Well, my friends, here is the news, while our very own Rima excellently described the issue of "insurance":

We have to go back to the ABC of applied geopolitics and this is always the issue of power--a euphemism for military might. While Vladimir Putin explicitly ordered an accelerated rerouting of all energy streams to Asia on April 15 this year (in Russian), we all can bet our asses on the fact that this whole thing was in plans and ongoing for a while now. Russians are really good at strategic planning, I mean it and it is not Russian rah, rah. But allow me to point your attention to the fact of Russia's Pacific Fleet being built up as if on steroids. Here is a brief review of Russian version of WiKi, because English version doesn't reflect the dynamics. 

Let's start from capital ships which are in campaign or are being built. 

As you can see yourself, apart from LHD in 2028 and modernized Varyag, a much more upgraded sister-ship of sunk Moskva, we have 7 ocean-going FFGs coming on-line by 2026--all of them carriers of 3M22 Zirkon, Admiral Vinogradov is undergoing upgrade as I type this. Then we go to the "corvettes", but still ocean-going, component and we get:

Four of pr. 20380 are already afloat. 6 of the Zircon carriers of pr. 20385 are being built, sadly "Gremyaschii" sustained a fire damage while at shipyard and undergoes restoration, which, naturally, delays this scary ship joining the fleet. I am not going to elaborate on a very numerous ASW and small missile ships' component, including latest state-of-the-art Karakurt class ships. But we also have to view Pacific Fleet's submarine component, which is massive and it has already 5 new pr. 955/955A Borei class SSBN, pr. 885 Yasen-class Novosibirsk is in line, Krasnoyarsk is undergoing acceptance trials, two other Yasens are being built. Once you add here good ol' pr. 971 and 949A, not to speak of SSKs, you have a massive firepower and... you guessed it, a necessary force to provide safe passage (under escort) of oil tankers--Russia bought more than 100 of them--but, of course, let's not forget that China has a massive surface fleet, as does India and that means only one thing--if the combined West decides to "enforce" their "price cap", they will have to deal with a very real possibility of NATO naval assets sunk.  

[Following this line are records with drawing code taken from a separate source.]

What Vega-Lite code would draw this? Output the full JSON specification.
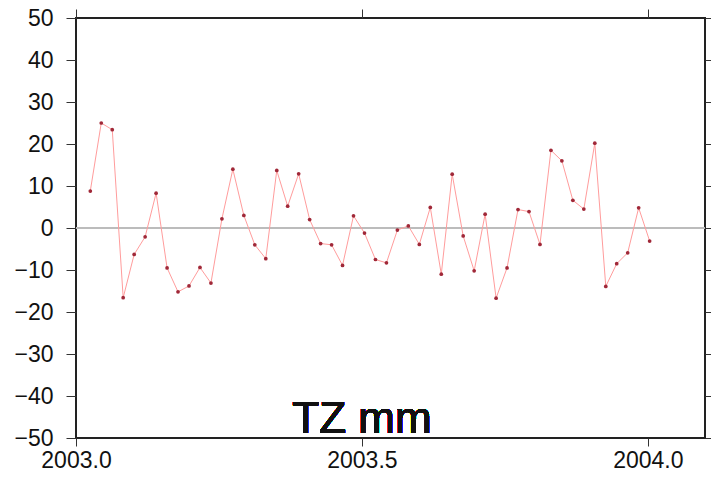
{
  "$schema": "https://vega.github.io/schema/vega-lite/v6.json",
  "width": 629,
  "height": 420,
  "autosize": {"type": "none"},
  "padding": {"left": 76, "top": 18, "right": 6, "bottom": 42},
  "background": "white",
  "config": {
    "view": {"stroke": "#222", "strokeWidth": 2},
    "font": "Liberation Sans",
    "axis": {
      "grid": false,
      "domain": false,
      "tickColor": "#333",
      "tickWidth": 1,
      "labelFont": "Liberation Sans",
      "labelFontSize": 23,
      "labelColor": "#111",
      "title": null
    }
  },
  "data": {
    "values": [
      {"t": 2003.0250, "v": 8.8},
      {"t": 2003.0442, "v": 25.0},
      {"t": 2003.0634, "v": 23.4},
      {"t": 2003.0825, "v": -16.6},
      {"t": 2003.1017, "v": -6.3},
      {"t": 2003.1209, "v": -2.1},
      {"t": 2003.1401, "v": 8.3},
      {"t": 2003.1593, "v": -9.5},
      {"t": 2003.1784, "v": -15.2},
      {"t": 2003.1976, "v": -13.8},
      {"t": 2003.2168, "v": -9.4},
      {"t": 2003.2360, "v": -13.1},
      {"t": 2003.2552, "v": 2.2},
      {"t": 2003.2743, "v": 14.0},
      {"t": 2003.2935, "v": 3.0},
      {"t": 2003.3127, "v": -4.0},
      {"t": 2003.3319, "v": -7.3},
      {"t": 2003.3511, "v": 13.7},
      {"t": 2003.3702, "v": 5.2},
      {"t": 2003.3894, "v": 12.9},
      {"t": 2003.4086, "v": 2.0},
      {"t": 2003.4278, "v": -3.7},
      {"t": 2003.4470, "v": -4.0},
      {"t": 2003.4661, "v": -8.9},
      {"t": 2003.4853, "v": 2.9},
      {"t": 2003.5045, "v": -1.2},
      {"t": 2003.5237, "v": -7.5},
      {"t": 2003.5429, "v": -8.3},
      {"t": 2003.5620, "v": -0.5},
      {"t": 2003.5812, "v": 0.5},
      {"t": 2003.6004, "v": -3.9},
      {"t": 2003.6196, "v": 4.9},
      {"t": 2003.6388, "v": -11.0},
      {"t": 2003.6579, "v": 12.8},
      {"t": 2003.6771, "v": -1.9},
      {"t": 2003.6963, "v": -10.2},
      {"t": 2003.7155, "v": 3.3},
      {"t": 2003.7347, "v": -16.7},
      {"t": 2003.7538, "v": -9.5},
      {"t": 2003.7730, "v": 4.4},
      {"t": 2003.7922, "v": 3.9},
      {"t": 2003.8114, "v": -3.9},
      {"t": 2003.8306, "v": 18.5},
      {"t": 2003.8497, "v": 16.0},
      {"t": 2003.8689, "v": 6.6},
      {"t": 2003.8881, "v": 4.5},
      {"t": 2003.9073, "v": 20.2},
      {"t": 2003.9265, "v": -13.9},
      {"t": 2003.9456, "v": -8.5},
      {"t": 2003.9648, "v": -5.9},
      {"t": 2003.9840, "v": 4.8},
      {"t": 2004.0032, "v": -3.1}
    ]
  },
  "resolve": {"axis": {"x": "independent", "y": "independent"}},
  "layer": [
    {
      "mark": {"type": "rule", "color": "#bdbdbd", "strokeWidth": 1.5},
      "encoding": {
        "y": {"datum": 0, "type": "quantitative", "scale": {"domain": [-50, 50], "nice": false, "zero": false}, "axis": null}
      }
    },
    {
      "mark": {"type": "line", "color": "#ff9c9c", "strokeWidth": 1},
      "encoding": {
        "x": {"field": "t", "type": "quantitative", "scale": {"domain": [2003, 2004.1], "nice": false, "zero": false},
              "axis": {"orient": "bottom", "values": [2003, 2003.5, 2004], "format": ".1f", "tickSize": 8, "labelPadding": 3, "labelFlush": false, "labelOverlap": false}},
        "y": {"field": "v", "type": "quantitative", "scale": {"domain": [-50, 50], "nice": false, "zero": false},
              "axis": {"orient": "left", "values": [-50, -40, -30, -20, -10, 0, 10, 20, 30, 40, 50], "tickSize": 10, "labelPadding": 13, "labelFlush": false, "labelOverlap": false}}
      }
    },
    {
      "mark": {"type": "point", "filled": true, "color": "#a02838", "size": 14, "opacity": 1},
      "encoding": {
        "x": {"field": "t", "type": "quantitative", "axis": {"orient": "top", "values": [2003, 2003.5, 2004], "tickSize": 9, "labels": false}},
        "y": {"field": "v", "type": "quantitative", "axis": {"orient": "right", "values": [-50, -40, -30, -20, -10, 0, 10, 20, 30, 40, 50], "tickSize": 6, "labels": false}}
      }
    },
    {
      "mark": {"type": "text", "text": "TZ mm", "fontSize": 44, "font": "Liberation Sans", "color": "#111", "baseline": "alphabetic", "align": "center"},
      "encoding": {
        "x": {"datum": 2003.5, "type": "quantitative", "axis": null},
        "y": {"datum": -48.9, "type": "quantitative", "axis": null}
      }
    }
  ]
}
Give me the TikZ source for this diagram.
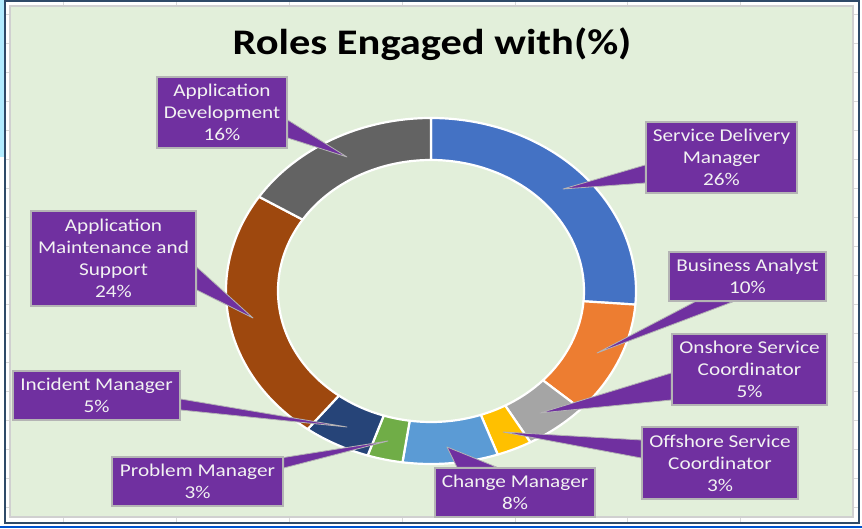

Hey, that is what escorts do--they escort formed convoys. I know, for some people in London or Paris escorts mean something else entirely, not naval operations related, but can we blame those people? Of course not, they are stupid and are in panic. Russia plays a very long game and do not forget, she has other fleets too. And those too are being saturated with new ships and capabilities. You all heard, Russia just a few days ago increased dramatically military spending. Using dollar measure is absolutely meaningless because it doesn't translate into any calculable capability per American way of spending (wasting) its military budget. I can only remind you what Mr. Novak stated yesterday and it doesn't get any clearer than that. 

And when Novak speaks, world listens. Some soil their pants, but it is their problem.